When Randy Pitchford accused USGamer of putting a clickbait headline (by the way, this is not how clickbait works, the entire subject is clearly visible from the headline), he believed himself so right that he was ready to argue over it. It is an option to say “I could’ve worded that better”, instead Pitchford demonstrated that disagreeing with him was an act of willfully misunderstanding his intentions. Sometimes however, intentions don’t matter. I’m sure that very few artists’ intentions are bad, which leads them to repeat that making a creative product is just a difficult process, to the point that we believe that working in the videogame industry you know what you’re getting into and will be able to offset the hard times with passion.
In an industry as dependent on team effort as the videogame industry you will always find a reason to support a game, either because you value the creative input of the CEO or creative director or because you do so in spite of them. Personally for example I’m terribly attached to the Dragon Age series and want Dragon Age 4 to do well, but I see it as telling that so many of the writers responsible for what I’ve enjoyed over the years, people who publicly received their due, have left the company. This is the opposite way of acknowledging the work of individuals above the achievements of a team, at the same time I don’t believe the success of a creative product can only be replicated by its creator. Dragon Age can still work, just as Borderlands can work without Pitchford, but as a consumer I may only have the power to influence the position of one of these two. As soon as you see that a studio or an individual has a track record of a certain kind of behavior, it’s on you to act – yes, vote with your wallet, if you may. If you still don’t want to do that, I’m not your boss, stating your concerns is another valid method. The power user believe a review bomb to have can be used to positive effect, too.

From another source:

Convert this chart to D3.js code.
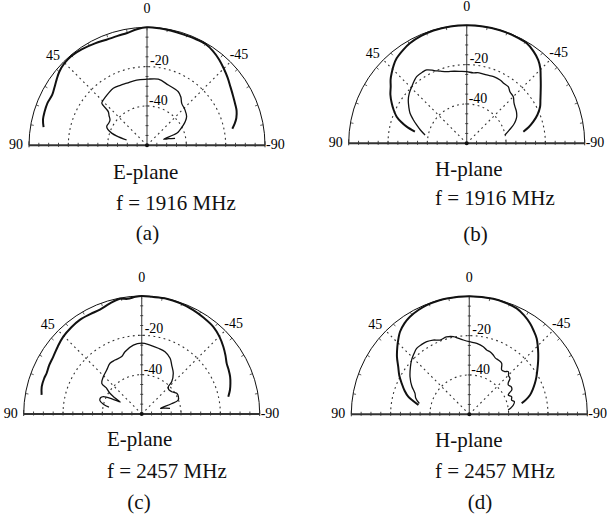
<!DOCTYPE html>
<html>
<head>
<meta charset="utf-8">
<script src="https://cdn.jsdelivr.net/npm/d3@7"></script>
<style>
  body { margin: 0; background: #fff; }
  svg { display: block; }
</style>
</head>
<body>
<svg id="chart" width="607" height="514"></svg>
<script>
// measured patterns: [angle in deg (positive = left side), level in dB]
const eCo1916 = [[80,-6.6],[76,-5.5],[72,-5.2],[67,-5.0],[62,-5.4],[58,-4.5],[54,-3.2],[50,-1.8],[45,-0.8],[40,-0.5],[34,-1.0],[27,-1.8],[21,-2.5],[15,-2.4],[10,-2.0],[5,-0.8],[0,0],[-6,-0.2],[-12,-0.5],[-18,-0.7],[-24,-0.6],[-30,-0.5],[-35,-1.5],[-40,-3.0],[-45,-4.8],[-50,-6.5],[-55,-8.2],[-60,-9.5],[-65,-10.5],[-69,-11.2],[-73,-12.5],[-76,-14.0],[-79,-15.8]];
const eX1916 = [[75.4,-49.3],[73,-44],[71,-41],[68,-38.5],[65,-37.4],[60,-37.5],[55.6,-37.2],[52,-35.5],[49,-33.9],[47,-28.6],[44,-28.0],[40,-27.5],[36.7,-27.1],[30.6,-26.3],[24,-26.6],[18,-26.8],[9,-26.4],[0,-26.4],[-9.7,-25.9],[-19.5,-27.5],[-30,-28.4],[-35,-30],[-39.6,-32.3],[-47,-33.6],[-54,-35.1],[-58,-37],[-61,-38.9],[-65,-41.5],[-68,-43.7],[-70,-51],[-73,-48.5],[-76,-45.3]];
const hCo1916 = [[77.4,-33],[74.5,-28.3],[72,-25],[69.2,-21.9],[65.5,-19.2],[61.9,-16.8],[57.5,-14],[53.3,-11.8],[50,-9.5],[47,-7.8],[43,-5.6],[39.5,-4.0],[34,-2.5],[29.6,-1.5],[23,-0.7],[16.4,-0.2],[8,0],[0,0],[-8,0],[-16.4,-0.1],[-24,-0.3],[-31,-0.7],[-36,-2.2],[-40.7,-4.2],[-44.5,-6.6],[-48,-9.4],[-52,-12.2],[-55.9,-14.6],[-59.5,-16.5],[-63.5,-18.3],[-68,-21.2],[-72,-24.4],[-75.5,-27.5],[-78.4,-30.6]];
const hX1916 = [[78.7,-38.4],[74,-35.5],[69.9,-32.9],[66,-30.2],[62.1,-27.4],[58,-25.3],[53.4,-23.0],[49,-21.3],[44.2,-19.9],[40,-18.5],[36.9,-17.6],[32,-17.4],[28.6,-17.5],[24,-19.5],[20,-21.0],[15.6,-22.2],[10,-22.8],[5,-23.3],[0,-23.6],[-5.3,-24.0],[-10,-23.6],[-16.3,-23.8],[-22,-23.4],[-27.8,-23.6],[-32,-24.2],[-36.3,-24.3],[-40,-25.8],[-45,-26.5],[-49,-28.2],[-52.8,-29.2],[-57,-29.9],[-62,-31.2],[-65,-32.5],[-68.6,-34.5],[-73,-37.5],[-77.8,-40.1]];
const eCo2457 = [[79.2,-8.2],[74.7,-7.3],[70,-7.2],[66.8,-7.4],[62,-6.8],[57,-6.4],[51,-5.2],[45.4,-4.0],[39,-3.2],[33.3,-2.7],[27,-2.9],[21.8,-2.8],[16,-1.5],[10.7,-0.4],[7,-1.0],[3,-0.3],[0,0],[-5,-0.2],[-12.2,0],[-19,-0.4],[-26.4,-1.0],[-33,-1.8],[-39.4,-2.6],[-45,-4.2],[-50.5,-6.2],[-55,-8.0],[-59.2,-9.7],[-63,-10.4],[-67.1,-11.2],[-71,-12.3],[-74.8,-13.5],[-78.7,-15.1]];
const eX2457 = [[78.2,-43],[76,-40.1],[72.3,-37.7],[68.5,-37.5],[65.7,-38.6],[63,-43],[61,-47.5],[59,-44],[56.9,-40.7],[54.5,-38.5],[53.7,-37.9],[52.5,-34.4],[45.8,-32.8],[38.5,-31.4],[32,-29.6],[26.3,-29.4],[19.2,-29.1],[15,-27.2],[6.9,-24.7],[0,-24],[-6.9,-24.7],[-14.2,-25.5],[-20.5,-26.2],[-27,-28.2],[-31.5,-30.8],[-37.8,-33.8],[-42.9,-37.6],[-44.3,-40.6],[-48,-41.5],[-53.4,-41],[-59.4,-39.3],[-64,-39.3],[-69,-40.1],[-71,-44],[-73,-50],[-76,-47.5],[-78.6,-45.3]];
const hCo2457 = [[79.7,-33.7],[76.5,-30.5],[73.9,-27.7],[70,-25],[65.4,-22.2],[61,-19.3],[56.2,-16.5],[51.5,-13],[46.8,-9.8],[43,-7.2],[40,-5.2],[35.5,-3.2],[31.3,-1.9],[26,-1.0],[21.3,-0.4],[15,-0.1],[11,0],[0,0],[-11.7,0],[-18,-0.4],[-24.1,-1.0],[-29,-2.5],[-33.7,-4.4],[-37.5,-6.3],[-41.6,-8.4],[-45,-10.8],[-48.5,-13.2],[-52.5,-15.9],[-56.9,-18.7],[-61,-21],[-64.7,-23.1],[-68.5,-25.3],[-72.4,-27.6],[-75.5,-30.2],[-78.1,-32.8]];
const hX2457 = [[77.8,-34],[73,-31.5],[68.9,-30.4],[64,-27.5],[57.6,-24.3],[51,-21.5],[46.7,-19.7],[42.5,-18.3],[38.6,-17.1],[34.5,-17.0],[30.4,-17.2],[26,-18.0],[21.5,-19.4],[16.5,-19.0],[11.6,-19.7],[8,-21.0],[4.6,-22.1],[0,-23.1],[-6,-23.7],[-11.7,-24.9],[-15.1,-26.1],[-18.3,-26.5],[-22,-27.5],[-25,-28.5],[-28.1,-28.7],[-32.4,-29.3],[-36.2,-32.1],[-39.5,-31.8],[-42.5,-30.6],[-45.5,-32.0],[-48.5,-32.4],[-51,-34.5],[-53.1,-35.2],[-56.5,-34.5],[-60.2,-35.1],[-62,-37.0],[-63.7,-37.9],[-67.5,-36.7],[-71.4,-37.3],[-74.5,-36.2],[-78.1,-37.1],[-81,-38.5],[-83.7,-40.1]];

const coSeries = [eCo1916, hCo1916, eCo2457, hCo2457];
const xSeries = [eX1916, hX1916, eX2457, hX2457];
const planes = ["E-plane", "H-plane", "E-plane", "H-plane"];
const freqs = ["f = 1916 MHz", "f = 1916 MHz", "f = 2457 MHz", "f = 2457 MHz"];
const letters = ["(a)", "(b)", "(c)", "(d)"];
const circleLevels = [-20, -40];
const angleLabels = ["0", "45", "-45", "90", "-90"];

const R = 118;
const rScale = d3.scaleLinear().domain([-60, 0]).range([0, R]);

// panel placement (page coords)
const layout = [
  { cx: 147, cy: 145.3, title: [113, 179], freq: [116, 210], letter: [147.5, 240] },
  { cx: 466.7, cy: 143.3, title: [435, 176], freq: [435, 205], letter: [475.5, 241] },
  { cx: 141.7, cy: 414, title: [107, 446], freq: [107, 478], letter: [139, 509] },
  { cx: 469.3, cy: 414.3, title: [435, 447], freq: [435, 478], letter: [480, 509] },
];

const svg = d3.select("#chart");
const serif = "'Liberation Serif', 'Times New Roman', serif";

const patternLine = d3
  .lineRadial()
  .angle((d) => (-d[0] * Math.PI) / 180)
  .radius((d) => rScale(d[1]))
  .curve(d3.curveCatmullRom.alpha(0.5));

function halfCircle(rad) {
  const p = d3.path();
  p.arc(0, 0, rad, Math.PI, 2 * Math.PI);
  return p.toString();
}

layout.forEach((L, i) => {
  const g = svg.append("g").attr("transform", `translate(${L.cx},${L.cy})`);

  // dotted grid circles
  circleLevels.forEach((lv) => {
    g.append("path")
      .attr("d", halfCircle(rScale(lv)))
      .attr("fill", "none")
      .attr("stroke", "#333")
      .attr("stroke-width", 1.1)
      .attr("stroke-dasharray", "1.8,3.4");
  });

  // dotted radial lines at +/-45
  [45, -45].forEach((a) => {
    const t = (a * Math.PI) / 180;
    g.append("line")
      .attr("x1", 0)
      .attr("y1", 0)
      .attr("x2", -R * Math.sin(t))
      .attr("y2", -R * Math.cos(t))
      .attr("stroke", "#333")
      .attr("stroke-width", 1.1)
      .attr("stroke-dasharray", "1.8,3.4");
  });

  // outer circle
  g.append("path")
    .attr("d", halfCircle(R))
    .attr("fill", "none")
    .attr("stroke", "#111")
    .attr("stroke-width", 1);

  // small ticks on the outer circle every 10 deg
  d3.range(-80, 90, 10).forEach((a) => {
    const t = (a * Math.PI) / 180;
    g.append("line")
      .attr("x1", -R * Math.sin(t))
      .attr("y1", -R * Math.cos(t))
      .attr("x2", -(R - 3) * Math.sin(t))
      .attr("y2", -(R - 3) * Math.cos(t))
      .attr("stroke", "#333")
      .attr("stroke-width", 0.8);
  });

  // vertical axis
  g.append("line")
    .attr("x1", 0).attr("y1", 0)
    .attr("x2", 0).attr("y2", -R)
    .attr("stroke", "#555")
    .attr("stroke-width", 1.2);

  // baseline
  g.append("line")
    .attr("x1", -R).attr("y1", 0)
    .attr("x2", R).attr("y2", 0)
    .attr("stroke", "#333")
    .attr("stroke-width", 2);

  // dB ticks along the axes
  const tickVals = d3.range(-55, 0, 5);
  tickVals.forEach((v) => {
    const rr = rScale(v);
    [-rr, rr].forEach((x) => {
      g.append("line")
        .attr("x1", x).attr("y1", -2.5)
        .attr("x2", x).attr("y2", 1.5)
        .attr("stroke", "#333")
        .attr("stroke-width", 0.9);
    });
    g.append("line")
      .attr("x1", -1.5).attr("y1", -rr)
      .attr("x2", 1.5).attr("y2", -rr)
      .attr("stroke", "#333")
      .attr("stroke-width", 0.9);
  });
  g.append("line")
    .attr("x1", -R).attr("y1", -4)
    .attr("x2", -R).attr("y2", 2)
    .attr("stroke", "#333");
  g.append("line")
    .attr("x1", R).attr("y1", -4)
    .attr("x2", R).attr("y2", 2)
    .attr("stroke", "#333");

  g.append("circle").attr("r", 2).attr("fill", "#111");

  // pattern curves
  g.append("path")
    .attr("d", patternLine(xSeries[i]))
    .attr("fill", "none")
    .attr("stroke", "#111")
    .attr("stroke-width", 1.3);
  g.append("path")
    .attr("d", patternLine(coSeries[i]))
    .attr("fill", "none")
    .attr("stroke", "#111")
    .attr("stroke-width", 2);

  // angle labels
  const lab = g.append("g")
    .attr("font-family", serif)
    .attr("font-size", 14)
    .attr("fill", "#000");
  lab.append("text").attr("x", 0).attr("y", -R - 14)
    .attr("text-anchor", "middle").text(angleLabels[0]);
  lab.append("text").attr("x", -94).attr("y", -85.5)
    .attr("text-anchor", "middle").text(angleLabels[1]);
  lab.append("text").attr("x", 92).attr("y", -86)
    .attr("text-anchor", "middle").text(angleLabels[2]);
  lab.append("text").attr("x", -R - 6).attr("y", 4)
    .attr("text-anchor", "end").text(angleLabels[3]);
  lab.append("text").attr("x", R + 1).attr("y", 4)
    .attr("text-anchor", "start").text(angleLabels[4]);

  // dB level labels
  circleLevels.forEach((lv, k) => {
    lab.append("text")
      .attr("x", k === 0 ? 3 : 2)
      .attr("y", -rScale(lv) - (k === 0 ? 2 : 1))
      .text(String(lv));
  });

  // captions
  const cap = svg.append("g")
    .attr("font-family", serif)
    .attr("font-size", 21)
    .attr("fill", "#111");
  cap.append("text").attr("x", L.title[0]).attr("y", L.title[1]).text(planes[i]);
  cap.append("text").attr("x", L.freq[0]).attr("y", L.freq[1]).text(freqs[i]);
  cap.append("text").attr("x", L.letter[0]).attr("y", L.letter[1])
    .attr("text-anchor", "middle").text(letters[i]);
});
</script>
</body>
</html>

As a critic, I’m trying to learn enough, ask enough questions and listen closely enough to speak not to consumer, but to creators. It’s not my task to tell you what to buy and enjoy, but I hope to reach creators and readers with awareness of their taste and tell them why I think something works or not, to offer a different perspective as someone who is attached to the experience in their own way, but not attached as a creator. You can often tell if a game has been affected by its development, and even if you can’t, you might be able to support or soothe fears the developers already had when they were making something. I know there are people behind the figurehead, people who are listening even when leadership might already see its methods vindicated. At the same time we should always be careful not to attribute success to a single person either. Meanwhile I’m hoping that we won’t always hear the bad news after the fact, and find the will make the “sacrifice” to not support a game that was made under reprehensible circumstances, as doing that as that will be a way to support its makers in the long run if karma is worth anything.